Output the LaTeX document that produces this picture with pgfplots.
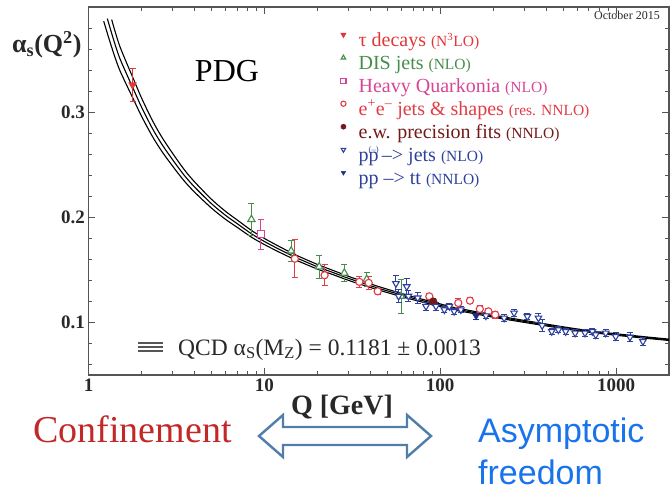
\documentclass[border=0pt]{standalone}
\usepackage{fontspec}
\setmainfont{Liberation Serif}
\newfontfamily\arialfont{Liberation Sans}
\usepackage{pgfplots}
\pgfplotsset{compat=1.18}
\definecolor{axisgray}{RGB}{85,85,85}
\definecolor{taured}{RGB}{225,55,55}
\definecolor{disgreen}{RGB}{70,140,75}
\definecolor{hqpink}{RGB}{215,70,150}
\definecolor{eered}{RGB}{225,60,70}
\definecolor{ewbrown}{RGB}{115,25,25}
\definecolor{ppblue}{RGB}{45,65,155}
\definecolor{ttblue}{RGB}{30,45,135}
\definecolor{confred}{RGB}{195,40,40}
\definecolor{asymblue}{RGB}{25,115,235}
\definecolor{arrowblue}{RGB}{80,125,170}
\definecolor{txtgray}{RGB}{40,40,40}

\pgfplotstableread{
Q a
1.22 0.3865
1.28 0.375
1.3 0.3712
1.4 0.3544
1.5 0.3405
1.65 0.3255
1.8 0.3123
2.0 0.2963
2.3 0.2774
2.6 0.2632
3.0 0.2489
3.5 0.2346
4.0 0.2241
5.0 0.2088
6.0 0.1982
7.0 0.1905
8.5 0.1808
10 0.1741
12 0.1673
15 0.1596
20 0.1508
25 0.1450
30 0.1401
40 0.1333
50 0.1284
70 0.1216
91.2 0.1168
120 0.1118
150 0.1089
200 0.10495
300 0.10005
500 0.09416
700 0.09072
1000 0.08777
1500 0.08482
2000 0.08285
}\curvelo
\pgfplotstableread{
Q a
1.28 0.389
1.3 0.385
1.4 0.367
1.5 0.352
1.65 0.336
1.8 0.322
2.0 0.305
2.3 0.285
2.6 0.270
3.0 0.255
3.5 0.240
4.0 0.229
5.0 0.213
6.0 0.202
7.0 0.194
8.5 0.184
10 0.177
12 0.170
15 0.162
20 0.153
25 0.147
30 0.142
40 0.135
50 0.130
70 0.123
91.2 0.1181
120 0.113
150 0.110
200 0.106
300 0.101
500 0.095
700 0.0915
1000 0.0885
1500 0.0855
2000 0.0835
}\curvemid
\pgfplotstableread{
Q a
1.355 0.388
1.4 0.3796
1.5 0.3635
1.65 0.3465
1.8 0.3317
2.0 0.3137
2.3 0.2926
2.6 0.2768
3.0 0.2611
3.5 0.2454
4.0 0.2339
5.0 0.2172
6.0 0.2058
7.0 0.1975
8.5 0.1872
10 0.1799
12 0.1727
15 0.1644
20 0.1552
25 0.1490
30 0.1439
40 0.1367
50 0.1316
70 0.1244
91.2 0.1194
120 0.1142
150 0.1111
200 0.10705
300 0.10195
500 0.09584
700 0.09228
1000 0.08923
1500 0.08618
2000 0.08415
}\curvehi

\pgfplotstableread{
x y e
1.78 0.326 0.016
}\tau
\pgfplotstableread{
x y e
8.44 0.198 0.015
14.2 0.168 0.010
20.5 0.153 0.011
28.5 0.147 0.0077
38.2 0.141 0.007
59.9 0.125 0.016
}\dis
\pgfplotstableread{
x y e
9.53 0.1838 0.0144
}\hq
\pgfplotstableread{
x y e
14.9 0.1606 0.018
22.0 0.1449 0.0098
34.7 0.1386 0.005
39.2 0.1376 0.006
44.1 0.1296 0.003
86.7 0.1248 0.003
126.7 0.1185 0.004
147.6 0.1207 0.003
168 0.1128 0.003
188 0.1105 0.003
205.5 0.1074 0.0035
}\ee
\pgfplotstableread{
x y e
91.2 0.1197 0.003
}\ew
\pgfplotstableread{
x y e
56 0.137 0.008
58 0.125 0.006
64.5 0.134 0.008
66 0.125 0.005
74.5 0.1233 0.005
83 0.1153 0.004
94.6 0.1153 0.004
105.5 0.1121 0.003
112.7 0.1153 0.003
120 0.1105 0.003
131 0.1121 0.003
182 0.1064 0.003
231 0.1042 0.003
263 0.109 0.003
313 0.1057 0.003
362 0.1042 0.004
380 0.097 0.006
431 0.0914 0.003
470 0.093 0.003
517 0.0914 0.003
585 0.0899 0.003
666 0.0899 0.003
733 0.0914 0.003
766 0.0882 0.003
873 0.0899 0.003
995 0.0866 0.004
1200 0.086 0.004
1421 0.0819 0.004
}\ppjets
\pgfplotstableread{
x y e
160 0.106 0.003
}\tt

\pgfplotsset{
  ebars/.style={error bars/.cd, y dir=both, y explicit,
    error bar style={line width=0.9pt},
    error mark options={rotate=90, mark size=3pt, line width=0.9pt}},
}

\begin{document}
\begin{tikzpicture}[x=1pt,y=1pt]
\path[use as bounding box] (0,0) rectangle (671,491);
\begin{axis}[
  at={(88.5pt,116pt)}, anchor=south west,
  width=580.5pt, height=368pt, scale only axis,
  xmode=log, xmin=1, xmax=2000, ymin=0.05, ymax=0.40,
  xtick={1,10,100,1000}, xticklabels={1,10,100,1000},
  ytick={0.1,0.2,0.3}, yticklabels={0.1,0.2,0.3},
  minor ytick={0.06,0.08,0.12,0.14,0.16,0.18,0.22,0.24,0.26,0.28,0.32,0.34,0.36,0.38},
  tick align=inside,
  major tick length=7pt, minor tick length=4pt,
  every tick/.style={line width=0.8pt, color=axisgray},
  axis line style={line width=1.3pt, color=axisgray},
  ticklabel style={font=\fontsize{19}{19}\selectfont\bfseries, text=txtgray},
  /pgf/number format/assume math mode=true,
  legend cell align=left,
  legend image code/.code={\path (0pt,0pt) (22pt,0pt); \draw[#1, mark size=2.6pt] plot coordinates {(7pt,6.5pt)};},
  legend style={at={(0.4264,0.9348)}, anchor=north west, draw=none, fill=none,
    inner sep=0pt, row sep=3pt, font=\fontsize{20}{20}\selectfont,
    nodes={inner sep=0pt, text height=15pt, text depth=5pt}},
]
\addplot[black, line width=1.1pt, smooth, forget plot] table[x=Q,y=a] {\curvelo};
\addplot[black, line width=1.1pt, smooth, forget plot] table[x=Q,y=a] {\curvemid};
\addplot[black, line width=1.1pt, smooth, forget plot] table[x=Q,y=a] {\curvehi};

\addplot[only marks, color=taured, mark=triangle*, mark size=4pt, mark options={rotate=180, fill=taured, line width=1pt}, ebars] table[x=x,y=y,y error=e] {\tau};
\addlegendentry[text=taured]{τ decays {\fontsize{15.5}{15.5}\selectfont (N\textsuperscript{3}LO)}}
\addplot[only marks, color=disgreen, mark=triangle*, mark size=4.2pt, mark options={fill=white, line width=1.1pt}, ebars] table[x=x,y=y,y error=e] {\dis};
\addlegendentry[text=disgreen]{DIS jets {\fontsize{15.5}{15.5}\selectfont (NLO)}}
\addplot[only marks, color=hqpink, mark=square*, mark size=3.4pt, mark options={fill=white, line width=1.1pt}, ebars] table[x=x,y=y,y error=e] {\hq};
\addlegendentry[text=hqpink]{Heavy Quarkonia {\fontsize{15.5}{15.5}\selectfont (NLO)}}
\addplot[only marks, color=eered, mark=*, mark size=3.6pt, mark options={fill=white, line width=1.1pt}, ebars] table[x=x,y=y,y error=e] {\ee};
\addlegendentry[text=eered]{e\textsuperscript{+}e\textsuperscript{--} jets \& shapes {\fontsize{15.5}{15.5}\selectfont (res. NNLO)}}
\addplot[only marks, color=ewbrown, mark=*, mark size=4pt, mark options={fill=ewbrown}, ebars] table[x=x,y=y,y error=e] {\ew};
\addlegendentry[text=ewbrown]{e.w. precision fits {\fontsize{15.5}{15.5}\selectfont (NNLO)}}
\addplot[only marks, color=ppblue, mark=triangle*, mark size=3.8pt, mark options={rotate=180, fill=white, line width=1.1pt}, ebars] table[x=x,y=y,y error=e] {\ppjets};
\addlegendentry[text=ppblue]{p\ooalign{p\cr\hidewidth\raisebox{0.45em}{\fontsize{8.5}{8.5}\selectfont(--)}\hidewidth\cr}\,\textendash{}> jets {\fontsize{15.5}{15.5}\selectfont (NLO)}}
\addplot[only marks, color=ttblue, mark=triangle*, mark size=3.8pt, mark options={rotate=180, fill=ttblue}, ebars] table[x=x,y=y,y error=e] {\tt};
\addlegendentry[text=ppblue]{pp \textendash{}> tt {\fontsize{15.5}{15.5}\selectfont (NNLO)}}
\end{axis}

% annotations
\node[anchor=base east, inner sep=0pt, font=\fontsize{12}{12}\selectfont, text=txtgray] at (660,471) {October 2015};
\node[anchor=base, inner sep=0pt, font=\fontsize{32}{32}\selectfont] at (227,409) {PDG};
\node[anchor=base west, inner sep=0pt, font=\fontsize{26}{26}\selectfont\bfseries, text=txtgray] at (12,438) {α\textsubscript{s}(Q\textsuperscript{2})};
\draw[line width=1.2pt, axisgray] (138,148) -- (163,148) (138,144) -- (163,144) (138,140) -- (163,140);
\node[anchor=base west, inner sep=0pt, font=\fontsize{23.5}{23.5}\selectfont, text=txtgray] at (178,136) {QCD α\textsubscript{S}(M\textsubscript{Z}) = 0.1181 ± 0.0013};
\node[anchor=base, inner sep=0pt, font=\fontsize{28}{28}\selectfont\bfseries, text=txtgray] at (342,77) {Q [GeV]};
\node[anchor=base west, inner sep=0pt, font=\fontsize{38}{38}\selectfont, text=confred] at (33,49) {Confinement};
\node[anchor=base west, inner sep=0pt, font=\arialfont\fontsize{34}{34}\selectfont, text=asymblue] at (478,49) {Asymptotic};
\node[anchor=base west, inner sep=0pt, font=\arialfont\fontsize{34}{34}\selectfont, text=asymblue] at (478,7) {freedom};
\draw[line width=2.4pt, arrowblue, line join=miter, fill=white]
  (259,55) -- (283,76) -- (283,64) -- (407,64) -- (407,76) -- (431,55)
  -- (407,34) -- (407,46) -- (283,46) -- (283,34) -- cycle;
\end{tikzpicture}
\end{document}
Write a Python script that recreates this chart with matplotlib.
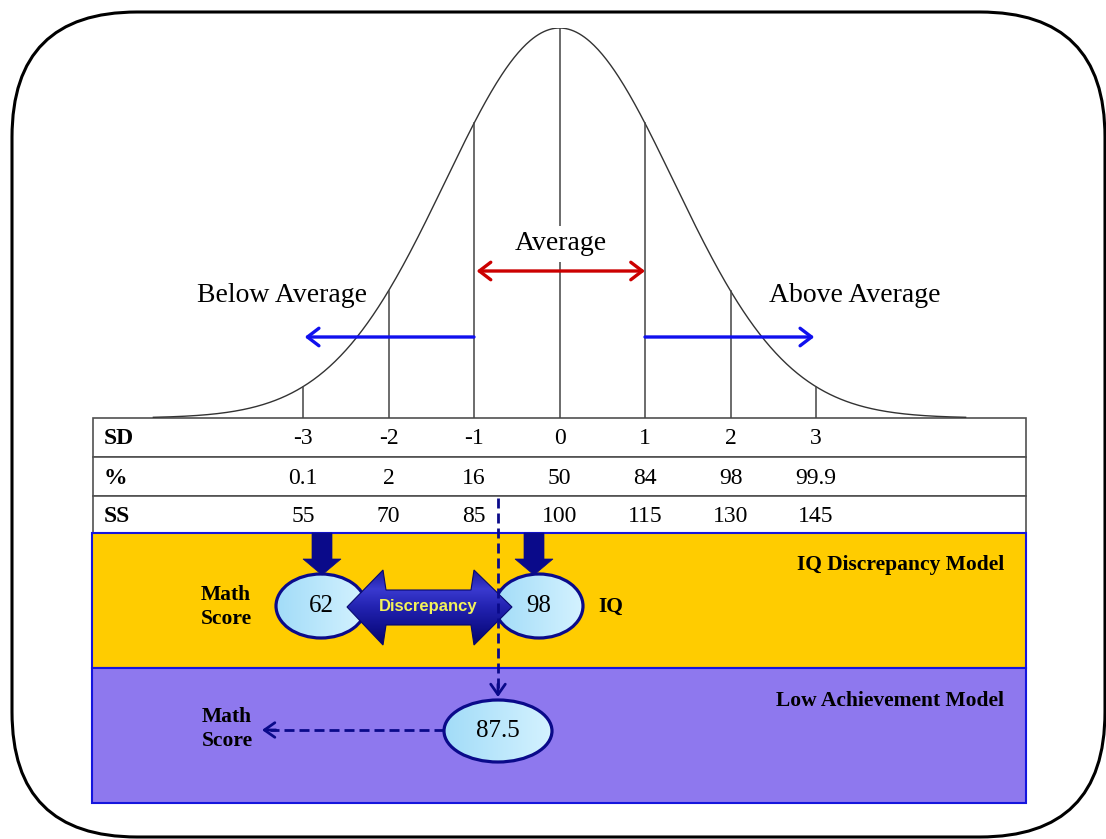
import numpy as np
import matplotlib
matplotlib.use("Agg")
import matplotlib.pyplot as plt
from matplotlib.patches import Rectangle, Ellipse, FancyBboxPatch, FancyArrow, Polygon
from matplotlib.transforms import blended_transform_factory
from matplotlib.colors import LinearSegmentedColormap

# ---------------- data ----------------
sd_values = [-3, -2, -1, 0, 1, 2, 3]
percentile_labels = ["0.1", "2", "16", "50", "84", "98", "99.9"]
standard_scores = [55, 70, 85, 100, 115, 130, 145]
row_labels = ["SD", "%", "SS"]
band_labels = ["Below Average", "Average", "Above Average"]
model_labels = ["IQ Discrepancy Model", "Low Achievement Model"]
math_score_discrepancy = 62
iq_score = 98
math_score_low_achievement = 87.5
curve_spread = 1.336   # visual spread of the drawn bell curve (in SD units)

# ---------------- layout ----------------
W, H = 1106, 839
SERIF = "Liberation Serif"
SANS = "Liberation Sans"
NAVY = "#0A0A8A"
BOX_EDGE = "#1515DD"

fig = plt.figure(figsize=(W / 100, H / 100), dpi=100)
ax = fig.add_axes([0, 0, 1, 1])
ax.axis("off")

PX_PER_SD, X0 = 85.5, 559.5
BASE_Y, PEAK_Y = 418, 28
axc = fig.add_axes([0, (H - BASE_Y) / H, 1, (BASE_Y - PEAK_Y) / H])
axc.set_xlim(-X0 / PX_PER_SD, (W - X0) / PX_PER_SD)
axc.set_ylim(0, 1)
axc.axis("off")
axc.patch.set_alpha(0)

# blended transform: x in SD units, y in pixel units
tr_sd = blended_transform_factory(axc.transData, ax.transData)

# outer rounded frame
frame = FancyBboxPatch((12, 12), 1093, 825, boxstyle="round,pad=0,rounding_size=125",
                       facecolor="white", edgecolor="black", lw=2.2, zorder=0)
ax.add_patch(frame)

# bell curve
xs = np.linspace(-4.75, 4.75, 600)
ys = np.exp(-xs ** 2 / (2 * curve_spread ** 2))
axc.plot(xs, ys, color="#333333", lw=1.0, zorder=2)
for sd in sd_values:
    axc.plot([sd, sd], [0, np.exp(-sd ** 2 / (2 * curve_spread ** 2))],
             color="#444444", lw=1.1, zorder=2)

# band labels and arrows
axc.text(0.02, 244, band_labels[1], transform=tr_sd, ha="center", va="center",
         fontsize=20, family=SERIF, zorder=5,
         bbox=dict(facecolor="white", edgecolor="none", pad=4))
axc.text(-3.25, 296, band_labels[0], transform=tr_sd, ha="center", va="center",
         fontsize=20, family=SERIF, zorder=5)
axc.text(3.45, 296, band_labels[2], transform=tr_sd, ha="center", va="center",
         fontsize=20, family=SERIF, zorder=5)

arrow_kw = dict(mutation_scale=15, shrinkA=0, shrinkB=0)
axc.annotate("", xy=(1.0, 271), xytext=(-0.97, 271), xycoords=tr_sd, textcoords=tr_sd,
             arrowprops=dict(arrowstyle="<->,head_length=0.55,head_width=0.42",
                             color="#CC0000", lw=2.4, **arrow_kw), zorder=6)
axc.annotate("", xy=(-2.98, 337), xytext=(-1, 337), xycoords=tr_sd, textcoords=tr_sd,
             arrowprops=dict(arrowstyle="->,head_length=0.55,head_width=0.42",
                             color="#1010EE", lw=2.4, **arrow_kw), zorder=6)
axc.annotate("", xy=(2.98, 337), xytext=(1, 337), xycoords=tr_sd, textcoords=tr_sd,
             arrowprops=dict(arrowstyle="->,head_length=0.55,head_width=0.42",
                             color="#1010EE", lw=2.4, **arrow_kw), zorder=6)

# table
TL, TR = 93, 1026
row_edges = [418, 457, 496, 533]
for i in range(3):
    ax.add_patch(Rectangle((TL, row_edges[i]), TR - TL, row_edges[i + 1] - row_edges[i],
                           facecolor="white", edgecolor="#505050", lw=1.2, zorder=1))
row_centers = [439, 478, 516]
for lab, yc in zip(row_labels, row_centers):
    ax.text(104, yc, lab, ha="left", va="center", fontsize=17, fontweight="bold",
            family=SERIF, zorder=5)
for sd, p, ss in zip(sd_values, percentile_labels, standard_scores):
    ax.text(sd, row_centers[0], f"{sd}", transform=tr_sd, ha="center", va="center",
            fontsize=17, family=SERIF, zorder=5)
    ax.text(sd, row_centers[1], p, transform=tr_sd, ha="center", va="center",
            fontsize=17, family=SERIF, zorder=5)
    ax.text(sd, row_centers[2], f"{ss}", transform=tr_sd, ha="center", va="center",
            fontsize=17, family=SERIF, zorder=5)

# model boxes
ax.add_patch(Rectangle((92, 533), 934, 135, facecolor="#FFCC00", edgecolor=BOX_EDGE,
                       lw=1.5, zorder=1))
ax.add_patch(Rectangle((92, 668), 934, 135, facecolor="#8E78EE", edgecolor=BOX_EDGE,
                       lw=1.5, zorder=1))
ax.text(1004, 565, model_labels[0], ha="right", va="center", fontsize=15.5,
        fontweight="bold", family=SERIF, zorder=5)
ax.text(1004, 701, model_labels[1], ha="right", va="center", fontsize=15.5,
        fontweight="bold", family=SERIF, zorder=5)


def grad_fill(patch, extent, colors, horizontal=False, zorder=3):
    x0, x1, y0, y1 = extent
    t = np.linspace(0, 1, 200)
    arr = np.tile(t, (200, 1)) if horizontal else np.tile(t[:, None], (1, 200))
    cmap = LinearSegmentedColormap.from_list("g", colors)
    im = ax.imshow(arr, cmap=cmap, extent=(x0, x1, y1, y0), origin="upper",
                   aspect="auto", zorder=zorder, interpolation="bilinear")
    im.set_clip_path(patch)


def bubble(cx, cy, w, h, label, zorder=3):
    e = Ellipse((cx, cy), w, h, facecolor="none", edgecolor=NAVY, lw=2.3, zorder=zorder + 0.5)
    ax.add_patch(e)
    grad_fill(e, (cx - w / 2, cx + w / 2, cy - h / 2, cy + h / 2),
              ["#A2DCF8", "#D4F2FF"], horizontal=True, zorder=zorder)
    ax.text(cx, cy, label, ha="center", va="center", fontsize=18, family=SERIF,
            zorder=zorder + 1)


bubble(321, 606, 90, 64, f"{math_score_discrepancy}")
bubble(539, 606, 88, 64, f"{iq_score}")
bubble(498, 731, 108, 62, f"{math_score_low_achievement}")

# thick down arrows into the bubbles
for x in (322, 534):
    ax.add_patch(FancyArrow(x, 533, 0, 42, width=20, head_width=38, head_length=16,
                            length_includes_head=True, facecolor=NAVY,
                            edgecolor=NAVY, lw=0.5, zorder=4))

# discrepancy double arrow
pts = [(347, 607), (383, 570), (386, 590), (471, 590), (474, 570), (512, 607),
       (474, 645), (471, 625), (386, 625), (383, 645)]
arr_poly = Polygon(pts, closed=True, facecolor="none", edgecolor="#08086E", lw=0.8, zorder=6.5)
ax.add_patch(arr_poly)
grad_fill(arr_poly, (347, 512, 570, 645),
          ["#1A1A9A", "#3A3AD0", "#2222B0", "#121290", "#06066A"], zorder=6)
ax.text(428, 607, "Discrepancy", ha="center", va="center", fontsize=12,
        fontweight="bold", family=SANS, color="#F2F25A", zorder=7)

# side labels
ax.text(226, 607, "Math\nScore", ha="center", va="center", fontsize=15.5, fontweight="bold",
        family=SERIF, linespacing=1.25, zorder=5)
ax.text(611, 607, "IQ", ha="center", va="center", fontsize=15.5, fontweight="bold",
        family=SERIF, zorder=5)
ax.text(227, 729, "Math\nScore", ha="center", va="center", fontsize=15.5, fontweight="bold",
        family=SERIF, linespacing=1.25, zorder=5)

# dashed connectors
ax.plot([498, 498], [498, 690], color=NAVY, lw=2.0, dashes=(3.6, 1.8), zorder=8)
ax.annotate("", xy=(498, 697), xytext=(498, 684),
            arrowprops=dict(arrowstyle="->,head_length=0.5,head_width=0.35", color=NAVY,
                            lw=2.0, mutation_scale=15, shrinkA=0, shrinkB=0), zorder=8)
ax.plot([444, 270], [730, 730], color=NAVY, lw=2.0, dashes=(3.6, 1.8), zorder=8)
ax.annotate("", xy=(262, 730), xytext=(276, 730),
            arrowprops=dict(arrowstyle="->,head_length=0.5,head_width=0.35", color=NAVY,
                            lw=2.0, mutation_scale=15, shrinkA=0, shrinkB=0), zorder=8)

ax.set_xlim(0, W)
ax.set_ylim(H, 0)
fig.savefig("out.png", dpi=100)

§ §

▸ EXERCISE DESCRIPTION
Skip the pictures and repeat, word for word, the lines from the one containing "Write a Python" to the one containing "axc.patch.set_alpha(0)", keeping both of those lines.

▸ FINAL RESULT
Write a Python script that recreates this chart with matplotlib.
import numpy as np
import matplotlib
matplotlib.use("Agg")
import matplotlib.pyplot as plt
from matplotlib.patches import Rectangle, Ellipse, FancyBboxPatch, FancyArrow, Polygon
from matplotlib.transforms import blended_transform_factory
from matplotlib.colors import LinearSegmentedColormap

# ---------------- data ----------------
sd_values = [-3, -2, -1, 0, 1, 2, 3]
percentile_labels = ["0.1", "2", "16", "50", "84", "98", "99.9"]
standard_scores = [55, 70, 85, 100, 115, 130, 145]
row_labels = ["SD", "%", "SS"]
band_labels = ["Below Average", "Average", "Above Average"]
model_labels = ["IQ Discrepancy Model", "Low Achievement Model"]
math_score_discrepancy = 62
iq_score = 98
math_score_low_achievement = 87.5
curve_spread = 1.336   # visual spread of the drawn bell curve (in SD units)

# ---------------- layout ----------------
W, H = 1106, 839
SERIF = "Liberation Serif"
SANS = "Liberation Sans"
NAVY = "#0A0A8A"
BOX_EDGE = "#1515DD"

fig = plt.figure(figsize=(W / 100, H / 100), dpi=100)
ax = fig.add_axes([0, 0, 1, 1])
ax.axis("off")

PX_PER_SD, X0 = 85.5, 559.5
BASE_Y, PEAK_Y = 418, 28
axc = fig.add_axes([0, (H - BASE_Y) / H, 1, (BASE_Y - PEAK_Y) / H])
axc.set_xlim(-X0 / PX_PER_SD, (W - X0) / PX_PER_SD)
axc.set_ylim(0, 1)
axc.axis("off")
axc.patch.set_alpha(0)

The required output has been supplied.